> _Your objective_
Report each line of the data that has "this" somewhere in it.

> _Records for the exercise_

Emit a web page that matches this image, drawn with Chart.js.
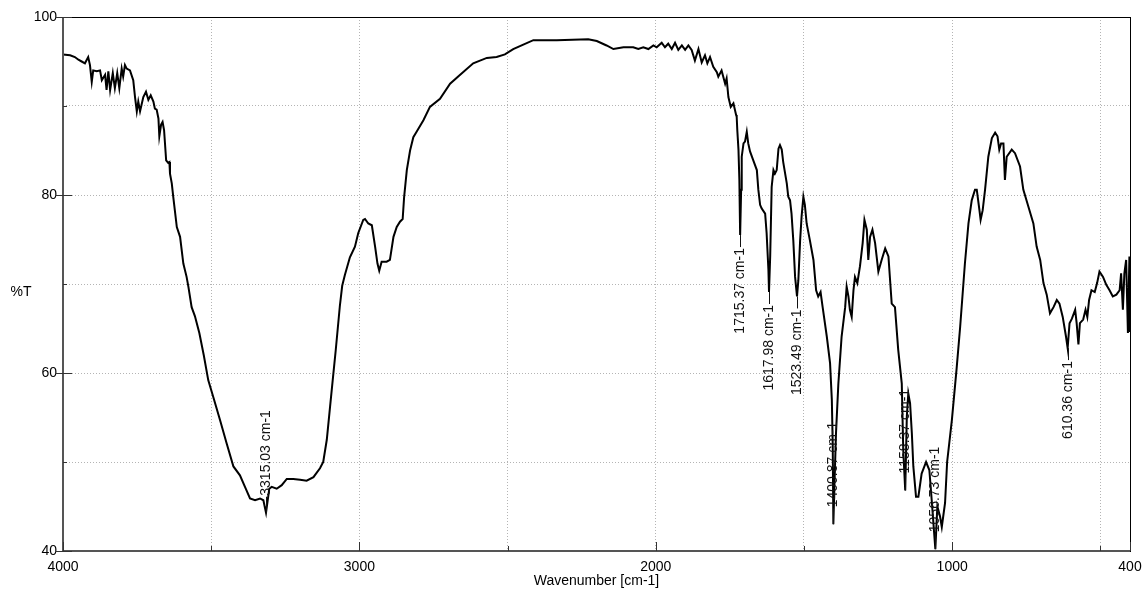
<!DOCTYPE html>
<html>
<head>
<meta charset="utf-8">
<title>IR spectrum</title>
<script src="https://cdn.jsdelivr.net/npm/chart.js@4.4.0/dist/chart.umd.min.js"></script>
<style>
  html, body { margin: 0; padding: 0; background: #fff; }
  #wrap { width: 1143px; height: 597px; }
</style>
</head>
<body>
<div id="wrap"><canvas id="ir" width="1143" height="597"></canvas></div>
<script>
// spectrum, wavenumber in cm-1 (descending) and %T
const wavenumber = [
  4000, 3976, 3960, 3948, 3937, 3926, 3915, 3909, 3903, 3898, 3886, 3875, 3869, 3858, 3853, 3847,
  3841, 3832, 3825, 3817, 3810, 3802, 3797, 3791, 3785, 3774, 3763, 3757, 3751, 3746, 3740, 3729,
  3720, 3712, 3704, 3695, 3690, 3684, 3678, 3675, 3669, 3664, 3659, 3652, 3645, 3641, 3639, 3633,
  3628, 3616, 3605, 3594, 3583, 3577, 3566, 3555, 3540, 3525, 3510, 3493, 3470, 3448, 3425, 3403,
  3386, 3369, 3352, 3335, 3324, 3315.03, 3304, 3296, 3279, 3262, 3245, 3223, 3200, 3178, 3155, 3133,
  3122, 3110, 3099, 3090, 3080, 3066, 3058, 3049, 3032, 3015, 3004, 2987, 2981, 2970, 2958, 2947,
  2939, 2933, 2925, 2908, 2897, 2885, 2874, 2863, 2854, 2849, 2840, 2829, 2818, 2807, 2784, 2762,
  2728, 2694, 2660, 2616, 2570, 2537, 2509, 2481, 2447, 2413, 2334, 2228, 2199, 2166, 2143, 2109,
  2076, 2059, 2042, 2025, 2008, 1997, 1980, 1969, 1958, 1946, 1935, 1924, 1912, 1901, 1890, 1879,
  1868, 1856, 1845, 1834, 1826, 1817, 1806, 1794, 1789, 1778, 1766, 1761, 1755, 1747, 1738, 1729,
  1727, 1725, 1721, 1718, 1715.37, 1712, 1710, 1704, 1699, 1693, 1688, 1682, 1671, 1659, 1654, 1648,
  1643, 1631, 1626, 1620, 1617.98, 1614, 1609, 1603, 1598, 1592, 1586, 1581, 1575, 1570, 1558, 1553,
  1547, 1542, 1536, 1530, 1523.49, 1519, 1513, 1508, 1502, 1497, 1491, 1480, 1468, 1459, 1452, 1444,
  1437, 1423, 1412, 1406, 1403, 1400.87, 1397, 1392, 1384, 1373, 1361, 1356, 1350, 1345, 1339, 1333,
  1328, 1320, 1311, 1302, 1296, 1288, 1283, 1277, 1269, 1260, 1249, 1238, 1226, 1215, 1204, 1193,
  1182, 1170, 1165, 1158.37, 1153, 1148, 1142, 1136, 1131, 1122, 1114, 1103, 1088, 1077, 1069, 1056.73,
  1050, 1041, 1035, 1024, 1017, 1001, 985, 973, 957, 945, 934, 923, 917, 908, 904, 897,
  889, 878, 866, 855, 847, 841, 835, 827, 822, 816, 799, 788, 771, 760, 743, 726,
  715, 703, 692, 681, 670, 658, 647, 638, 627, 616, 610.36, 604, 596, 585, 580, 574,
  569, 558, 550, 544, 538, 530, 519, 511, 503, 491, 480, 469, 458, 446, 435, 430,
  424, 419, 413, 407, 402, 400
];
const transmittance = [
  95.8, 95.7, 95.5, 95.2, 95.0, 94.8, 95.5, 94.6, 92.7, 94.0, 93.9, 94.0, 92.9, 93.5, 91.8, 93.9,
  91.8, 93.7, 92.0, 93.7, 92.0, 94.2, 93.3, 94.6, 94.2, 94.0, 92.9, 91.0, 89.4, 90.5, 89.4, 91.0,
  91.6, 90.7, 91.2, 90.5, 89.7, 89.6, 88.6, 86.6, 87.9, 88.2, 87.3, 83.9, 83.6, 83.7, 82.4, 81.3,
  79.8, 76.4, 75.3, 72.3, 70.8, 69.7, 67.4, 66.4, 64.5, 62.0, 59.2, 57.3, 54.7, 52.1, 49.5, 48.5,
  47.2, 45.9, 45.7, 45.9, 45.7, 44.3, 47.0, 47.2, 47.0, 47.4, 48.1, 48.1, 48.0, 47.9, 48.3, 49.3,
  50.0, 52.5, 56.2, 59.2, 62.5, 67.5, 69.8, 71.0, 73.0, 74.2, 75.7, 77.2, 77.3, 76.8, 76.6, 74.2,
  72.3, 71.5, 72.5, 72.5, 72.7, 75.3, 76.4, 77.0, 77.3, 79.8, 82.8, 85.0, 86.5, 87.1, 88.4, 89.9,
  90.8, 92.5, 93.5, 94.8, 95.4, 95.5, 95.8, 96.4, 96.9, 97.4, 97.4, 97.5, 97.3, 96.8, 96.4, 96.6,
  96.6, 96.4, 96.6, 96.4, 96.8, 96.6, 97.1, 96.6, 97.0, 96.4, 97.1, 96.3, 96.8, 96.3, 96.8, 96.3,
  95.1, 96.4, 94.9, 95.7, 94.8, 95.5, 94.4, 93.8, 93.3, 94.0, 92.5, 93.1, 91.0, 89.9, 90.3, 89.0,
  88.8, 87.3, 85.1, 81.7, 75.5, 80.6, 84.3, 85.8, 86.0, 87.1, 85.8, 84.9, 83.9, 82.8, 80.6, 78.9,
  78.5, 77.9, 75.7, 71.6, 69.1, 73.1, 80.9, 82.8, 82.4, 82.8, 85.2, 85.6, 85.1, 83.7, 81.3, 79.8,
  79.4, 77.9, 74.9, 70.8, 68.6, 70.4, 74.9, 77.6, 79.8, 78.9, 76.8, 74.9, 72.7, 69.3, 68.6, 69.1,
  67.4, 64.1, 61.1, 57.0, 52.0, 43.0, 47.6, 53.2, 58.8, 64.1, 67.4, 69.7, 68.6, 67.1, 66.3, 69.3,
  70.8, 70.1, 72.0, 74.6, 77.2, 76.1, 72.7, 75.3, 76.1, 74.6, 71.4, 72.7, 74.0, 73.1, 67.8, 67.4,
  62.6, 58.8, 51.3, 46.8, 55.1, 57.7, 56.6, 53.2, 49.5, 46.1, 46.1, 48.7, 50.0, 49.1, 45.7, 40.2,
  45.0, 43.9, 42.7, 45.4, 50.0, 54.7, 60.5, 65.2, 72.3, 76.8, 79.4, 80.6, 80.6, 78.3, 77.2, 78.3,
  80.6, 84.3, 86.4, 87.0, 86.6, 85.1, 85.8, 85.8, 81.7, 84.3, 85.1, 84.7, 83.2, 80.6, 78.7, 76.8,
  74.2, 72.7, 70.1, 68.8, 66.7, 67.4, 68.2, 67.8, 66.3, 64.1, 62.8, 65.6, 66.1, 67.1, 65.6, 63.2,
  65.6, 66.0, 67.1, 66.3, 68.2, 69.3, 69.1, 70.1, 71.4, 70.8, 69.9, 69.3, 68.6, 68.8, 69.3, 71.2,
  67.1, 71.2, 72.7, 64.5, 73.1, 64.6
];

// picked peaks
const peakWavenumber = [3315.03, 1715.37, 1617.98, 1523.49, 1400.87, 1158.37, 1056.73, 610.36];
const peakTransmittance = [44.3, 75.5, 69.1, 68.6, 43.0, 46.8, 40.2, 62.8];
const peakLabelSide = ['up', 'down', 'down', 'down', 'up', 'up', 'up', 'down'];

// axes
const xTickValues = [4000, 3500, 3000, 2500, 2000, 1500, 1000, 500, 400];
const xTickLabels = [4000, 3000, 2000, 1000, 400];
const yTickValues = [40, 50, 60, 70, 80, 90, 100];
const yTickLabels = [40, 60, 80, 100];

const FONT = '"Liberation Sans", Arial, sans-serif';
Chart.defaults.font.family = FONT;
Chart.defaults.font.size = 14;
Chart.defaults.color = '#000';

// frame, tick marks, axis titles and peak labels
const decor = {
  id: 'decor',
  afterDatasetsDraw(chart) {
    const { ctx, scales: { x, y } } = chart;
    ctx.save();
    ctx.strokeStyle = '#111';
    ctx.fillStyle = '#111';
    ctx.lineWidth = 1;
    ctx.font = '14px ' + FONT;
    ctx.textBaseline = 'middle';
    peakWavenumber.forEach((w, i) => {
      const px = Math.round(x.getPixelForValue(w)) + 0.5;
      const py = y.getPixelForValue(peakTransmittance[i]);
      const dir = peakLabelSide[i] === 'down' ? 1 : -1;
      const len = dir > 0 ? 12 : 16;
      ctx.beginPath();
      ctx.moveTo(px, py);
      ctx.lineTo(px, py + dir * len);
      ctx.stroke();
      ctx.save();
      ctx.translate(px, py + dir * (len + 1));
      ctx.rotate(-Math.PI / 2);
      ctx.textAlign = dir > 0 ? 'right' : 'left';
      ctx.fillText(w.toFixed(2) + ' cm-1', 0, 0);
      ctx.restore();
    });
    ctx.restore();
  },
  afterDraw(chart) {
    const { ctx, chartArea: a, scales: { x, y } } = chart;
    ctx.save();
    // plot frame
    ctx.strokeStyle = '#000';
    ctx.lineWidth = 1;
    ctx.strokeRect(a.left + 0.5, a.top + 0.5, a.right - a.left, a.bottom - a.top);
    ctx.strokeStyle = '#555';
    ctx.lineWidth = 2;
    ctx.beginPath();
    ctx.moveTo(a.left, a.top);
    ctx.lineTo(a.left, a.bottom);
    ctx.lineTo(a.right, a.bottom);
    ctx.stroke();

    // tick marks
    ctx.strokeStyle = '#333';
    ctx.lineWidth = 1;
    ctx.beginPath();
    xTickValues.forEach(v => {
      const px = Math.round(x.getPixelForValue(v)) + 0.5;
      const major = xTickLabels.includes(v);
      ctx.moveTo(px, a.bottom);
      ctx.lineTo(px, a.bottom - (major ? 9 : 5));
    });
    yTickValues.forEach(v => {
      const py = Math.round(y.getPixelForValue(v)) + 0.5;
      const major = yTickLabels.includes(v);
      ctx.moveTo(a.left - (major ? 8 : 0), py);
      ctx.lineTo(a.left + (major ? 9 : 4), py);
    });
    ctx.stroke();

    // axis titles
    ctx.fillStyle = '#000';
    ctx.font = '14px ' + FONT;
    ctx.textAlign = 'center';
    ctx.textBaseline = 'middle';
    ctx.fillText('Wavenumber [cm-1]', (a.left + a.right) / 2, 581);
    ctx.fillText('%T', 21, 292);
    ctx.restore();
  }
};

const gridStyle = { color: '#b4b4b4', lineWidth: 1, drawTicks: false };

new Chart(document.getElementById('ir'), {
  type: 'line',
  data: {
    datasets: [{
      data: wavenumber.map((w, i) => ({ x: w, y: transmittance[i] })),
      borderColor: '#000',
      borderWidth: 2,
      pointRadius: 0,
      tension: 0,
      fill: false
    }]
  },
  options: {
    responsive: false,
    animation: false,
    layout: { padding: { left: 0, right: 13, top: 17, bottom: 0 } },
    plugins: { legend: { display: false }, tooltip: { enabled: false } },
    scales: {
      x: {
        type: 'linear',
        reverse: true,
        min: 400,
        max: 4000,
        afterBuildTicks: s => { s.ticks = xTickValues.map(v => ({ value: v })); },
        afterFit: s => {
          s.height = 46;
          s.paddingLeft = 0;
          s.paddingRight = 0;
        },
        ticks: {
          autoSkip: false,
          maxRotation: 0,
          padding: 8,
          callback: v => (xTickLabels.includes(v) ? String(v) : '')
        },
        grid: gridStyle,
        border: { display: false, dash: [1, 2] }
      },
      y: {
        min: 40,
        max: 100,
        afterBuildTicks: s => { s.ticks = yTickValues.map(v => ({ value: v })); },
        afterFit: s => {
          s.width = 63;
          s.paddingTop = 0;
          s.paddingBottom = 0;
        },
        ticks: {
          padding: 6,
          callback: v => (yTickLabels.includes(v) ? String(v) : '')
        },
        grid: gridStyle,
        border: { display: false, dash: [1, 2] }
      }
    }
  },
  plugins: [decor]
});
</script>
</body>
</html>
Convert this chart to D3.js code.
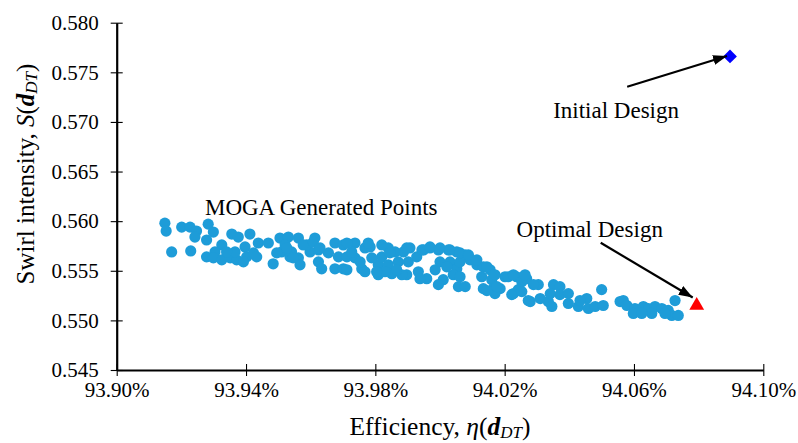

> _Worked answer_
Emit a web page that matches this image, drawn with Chart.js.
Convert this chart to D3.js code.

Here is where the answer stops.